Ragionando in chiave sistemica, è naturale interrogarsi sulla contaminazione della dimensione artistica con quella economica (e di consumo), domandandosi, nella fattispecie, quale ruolo possa giocare questa contaminazione nel panorama economico del nostro Paese, che si trova in difficoltà sia a emulare le economie quantitative dei Paesi emergenti, sia a riprodurre il modello meritocratico e auto-imprenditoriale tipico dell’anglosfera, sia a strutturare un welfare ordinato e monitorato come quello dell’Europa nordica.
Sempre in chiave sistemica, è utile ragionare attraverso una visione basata sulle risorse, domandandosi chi potrà mai competere con l’Italia in quanto ad artisticità, stile, design e cultura. Una quota inestimabile delle risorse artistiche e culturali del pianeta hanno sede (fisica o processuale) nello Stivale. È l’arte a tutti gli effetti il nostro “giacimento petrolifero”, e la possibilità di ripristinare i nessi che sono andati perduti tra economia e arte merita di essere annoverata come una delle principali leve dalle quali trarre slancio per rinnovare un tessuto economico indebolito dalla crisi.

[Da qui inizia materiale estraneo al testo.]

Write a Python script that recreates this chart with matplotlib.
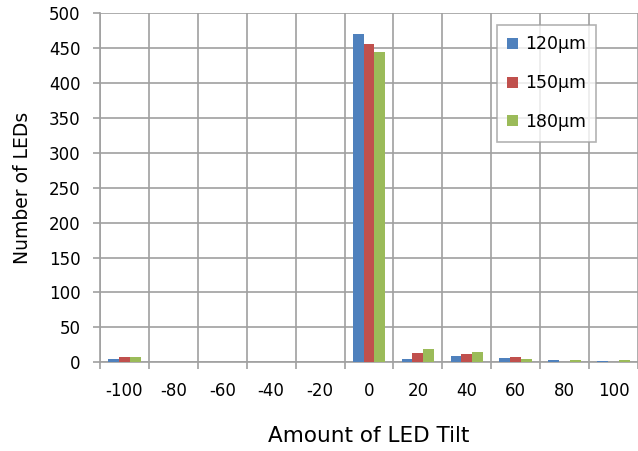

La possibilità di far circolare il nostro “quoziente artistico” nei prodotti non è da escludersi, in questa chiave, anche come possibilità per rendere fruibili al massimo i nostri giacimenti artistici, stilistici, culturali e simbolici. Costituisce anzi un’azione di rilievo. Può risultare rassicurante a tal proposito sapere che c’è chi si sta interrogando su come dare luogo a contaminazioni ben riuscite tra arte e impresa, garantendo ricchezza polisemica all’operazione e proteggendo al contempo l’arte dal puro sfruttamento: perché non è in realtà la contaminazione la questione per cui schierarsi o contro cui combattere a priori, quanto invece la “qualità” di questa contaminazione, che non è verificabile in via assoluta, ma solamente specifica di progetto in progetto, di prodotto in prodotto, di caso in caso.
In questo scenario si può collocare la definizione utilizzata da Michele Tamma, docente dell’Università Ca’ Foscari, membro attivo del m.a.c.lab del Dipartimento di Management dell’ateneo veneziano: le produzioni culture-based. “Con la locuzione produzioni culture-based s’intende considerare differenti fattispecie di prodotti che ‘incorporano’, esprimono e veicolano, in varie forme, culture specifiche: prodotti culturali (in un’accezione stretta) e ‘prodotti della cultura’ (in un’accezione più ampia). Nella misura in cui questi prodotti si diffondono e si affermano grazie ad una ‘identità’, essi valorizzano, anche in senso competitivo, una cultura al di là dell’ambito in cui ha origine verso pubblici più vasti”.
Grazie al riconoscimento ontologico di questo insieme, paiono trovare adeguato spazio quelle produzioni che non considereremmo né strettamente commerciali né strettamente artistiche: le produzioni di consumo basate sulla cultura e sull’arte. Esse non rinnegano la propria natura commerciale, né intendono collocarsi nell’area dell’arte pura. Si tratta di oggetti di consumo che si rendono ambasciatori della cultura di un territorio, in cui forti connotati artistici e valori simbolici sono penetrati durante il processo di ideazione e lavorazione, coniugando in modo chiaro e non ambiguo il valore d’uso e quello estetico all’interno dello stesso prodotto.
La contaminazione tra oggetti di consumo e arte nelle filiere produttive è ormai una realtà nelle relazioni “di prodotto” tra arte ed economia: una realtà in cui non necessariamente artisti e imprenditori vedranno le proprie competenze specifiche liquefarsi e perdersi nella relazione, quanto più, forse, uscirne rafforzate.